The Company invests in loans using investor funds, equity funds and funds generated from external borrowings including a line of credit facility from a related party.   


The financial statements of GFI, presented in this Form 10Q are unaudited and reflect, in the opinion of Management, a fair presentation of operations for the three and nine month periods ended September 30, 2017 and September 30, 2016.  All adjustments of a normal recurring nature and necessary for a fair presentation of the results for the periods covered have been made. Certain information and footnote disclosure normally included in financial statements prepared in accordance with generally accepted accounting principles have been condensed or omitted pursuant to the applicable rules and regulations of the Securities and Exchange Commission. These financial statements should be read in conjunction with the audited financial statements and notes thereto included in the Company's Form 10K for the year ended December 31, 2016 as filed with Securities and Exchange Commission.

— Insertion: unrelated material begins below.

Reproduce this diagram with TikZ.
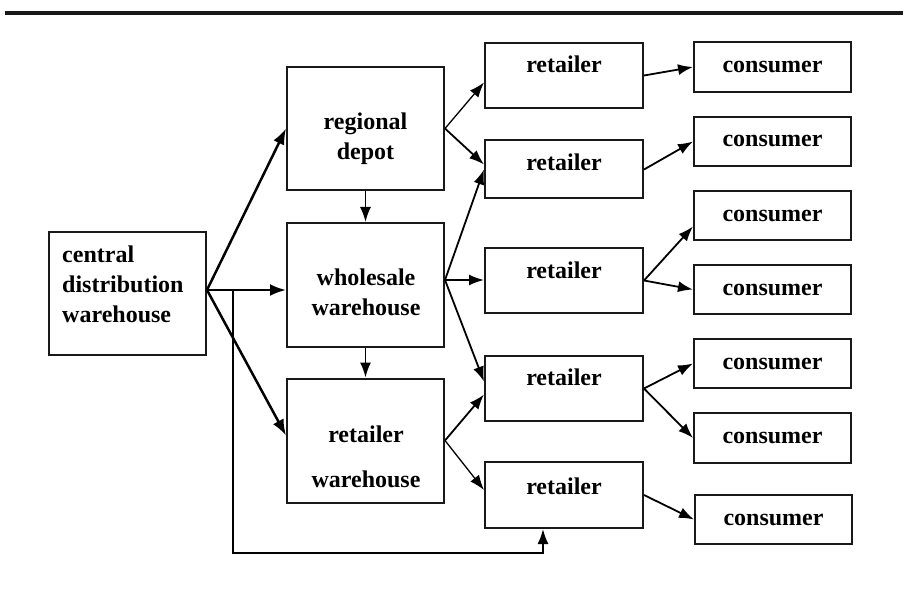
\documentclass[tikz,border=0pt]{standalone}
\usepackage{fontspec}
\setmainfont{Liberation Serif}
\usetikzlibrary{arrows.meta}

\tikzset{
  box/.style={draw=black!90, line width=2pt, inner sep=0pt},
  bigbox/.style={box, minimum width=157pt, minimum height=123pt},
  retbox/.style={box, minimum width=158pt},
  conbox/.style={box, minimum width=157pt, minimum height=49pt},
  lbl/.style={font=\fontsize{24}{30}\selectfont\bfseries, inner sep=0pt},
  arr/.style={-{Latex[length=15pt,width=11pt]}, line width=1.8pt},
  bigarr/.style={-{Latex[length=16pt,width=12pt]}, line width=2.5pt}
}

\begin{document}
\begin{tikzpicture}[x=1pt,y=-1pt]
\path[fill=white] (0,0) rectangle (903,596);
\useasboundingbox (0,0) rectangle (903,596);

\draw[line width=4pt, black!90] (5,13)--(903,13);

\node[bigbox] (cdw) at (127.5,293.5) {};
\node[bigbox] (rd) at (365.5,128.5) {};
\node[bigbox, minimum height=124pt] (ww) at (365.5,285) {};
\node[bigbox, minimum height=124pt] (rw) at (365.5,440.5) {};

\node[retbox, minimum height=65pt] (r1) at (564,75.5) {};
\node[retbox, minimum height=58pt] (r2) at (564,169.5) {};
\node[retbox, minimum height=65pt] (r3) at (564,280.5) {};
\node[retbox, minimum height=65pt] (r4) at (564,388.5) {};
\node[retbox, minimum height=66pt] (r5) at (564,495) {};

\node[conbox, minimum height=50pt] (c1) at (772.5,67) {};
\node[conbox] (c2) at (772.5,141.5) {};
\node[conbox] (c3) at (772.5,215.5) {};
\node[conbox] (c4) at (772.5,289.5) {};
\node[conbox] (c5) at (772.5,363.5) {};
\node[conbox, minimum height=50pt] (c6) at (772.5,438) {};
\node[conbox] (c7) at (773.5,519.5) {};

\node[lbl, anchor=north west, align=left] (cdwtext) at (62,246) {central\\distribution\\warehouse};
\node[lbl, anchor=north, align=center] (rdtext) at (365.5,113) {regional\\depot};
\node[lbl, anchor=north, align=center] (wwtext) at (366,269) {wholesale\\warehouse};
\node[lbl, anchor=north, align=center] (rwtext) at (366,426) {retailer\\[15pt]warehouse};

\node[lbl, anchor=base] (r1text) at (564,73) {retailer};
\node[lbl, anchor=base] (r2text) at (564,171) {retailer};
\node[lbl, anchor=base] (r3text) at (564,279) {retailer};
\node[lbl, anchor=base] (r4text) at (564,385.5) {retailer};
\node[lbl, anchor=base] (r5text) at (564,494) {retailer};

\node[lbl, anchor=base] (c1text) at (772.5,73) {consumer};
\node[lbl, anchor=base] (c2text) at (772.5,147) {consumer};
\node[lbl, anchor=base] (c3text) at (772.5,222) {consumer};
\node[lbl, anchor=base] (c4text) at (772.5,296) {consumer};
\node[lbl, anchor=base] (c5text) at (772.5,370) {consumer};
\node[lbl, anchor=base] (c6text) at (772.5,443) {consumer};
\node[lbl, anchor=base] (c7text) at (773.5,525) {consumer};

\coordinate (hub) at ([yshift=3.5pt]cdw.east);
\coordinate (bend) at (233,553);
\draw[bigarr] (hub)--(rd.west);
\draw[bigarr] (hub)--(hub -| ww.west);
\draw[bigarr] (hub)--([yshift=5pt]rw.west);
\draw[arr] (hub)--(hub -| bend)--(bend) -| ([xshift=-21pt]r5.south);

\draw[arr] (rd.south)--(ww.north);
\draw[arr] (ww.south)--(rw.north);

\coordinate (wwout) at ([yshift=5pt]ww.east);
\draw[arr, line width=1.3pt] (rd.east)--([yshift=-7pt]r1.west);
\draw[arr] (rd.east)--([yshift=5pt]r2.west);
\draw[arr] (wwout)--(r2.west);
\draw[arr] (wwout)--(wwout -| r3.west);
\draw[arr] (wwout)--([yshift=7pt]r4.west);
\draw[arr] (rw.east)--([yshift=-6pt]r4.west);
\draw[arr, line width=1.3pt] (rw.east)--([yshift=5pt]r5.west);

\draw[arr] (r1.east)--(c1.west);
\draw[arr] (r2.east)--(c2.west);
\draw[arr] (r3.east)--([yshift=-11pt]c3.west);
\draw[arr] (r3.east)--(c4.west);
\draw[arr] (r4.east)--(c5.west);
\draw[arr] (r4.east)--(c6.west);
\draw[arr] (r5.east)--(c7.west);

\end{tikzpicture}
\end{document}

The results of operations for the three and nine months ended September 30, 2017, are not necessarily indicative of the results expected for the full fiscal year or for any other fiscal period.


Summary of Significant Accounting Policies:


Use of estimates - The preparation of financial statements in conformity with accounting principles generally accepted in the United States of America requires management to make estimates and assumptions that affect the reported amounts of assets and liabilities and disclosure of contingent assets and liabilities at the date of the financial statements and the reported amounts of revenue and expenses during the reporting period.  Significant estimates used herein include those relating to management’s estimate of fair value of loans held for sales, real estate owned, and long-term investments.  It is reasonably possible that actual results could differ from those and other estimates used in preparing these financial statements and such differences could be material.


Fair value measurements - The following information for each class of assets and liabilities that are measured at fair value is disclosed:


1.

the fair value measurement;

2.

the level within the fair value hierarchy in which the fair value measurements in their entirety fall, segregating fair value measurements using quoted prices in active markets for identical assets or liabilities (Level 1), significant other observable inputs (Level 2), and significant unobservable inputs (Level 3);

3.

for fair value measurements using significant unobservable inputs (Level 3), a reconciliation of the beginning and ending balances, separately presenting changes during the period attributable to the following:

a.

total gains or losses for the period (realized and unrealized), segregating those gains or losses included in earnings, and a description of where those gains or losses included in earnings  are reported in the statement of operations;

b.

the amount of these gains or losses attributable to the change in unrealized gains or losses relating to those assets or liabilities still held at the reporting period date and a description of where those unrealized gains or losses are reported;

c.

purchases, sales, issuances, and settlements (net); and

d.

transfers into and/or out of Level 3.

4.

the amount of the total gains or losses for the period in (3)(a) included in earnings that are attributable to the change in unrealized gains or losses relating to those assets and liabilities still held at the reporting date and a description of where those unrealized gains or losses are reported in the statement of operations; and



6





5.

in annual periods only, the valuation technique(s) used to measure fair value and a discussion of changes in valuation techniques, if any, during the period.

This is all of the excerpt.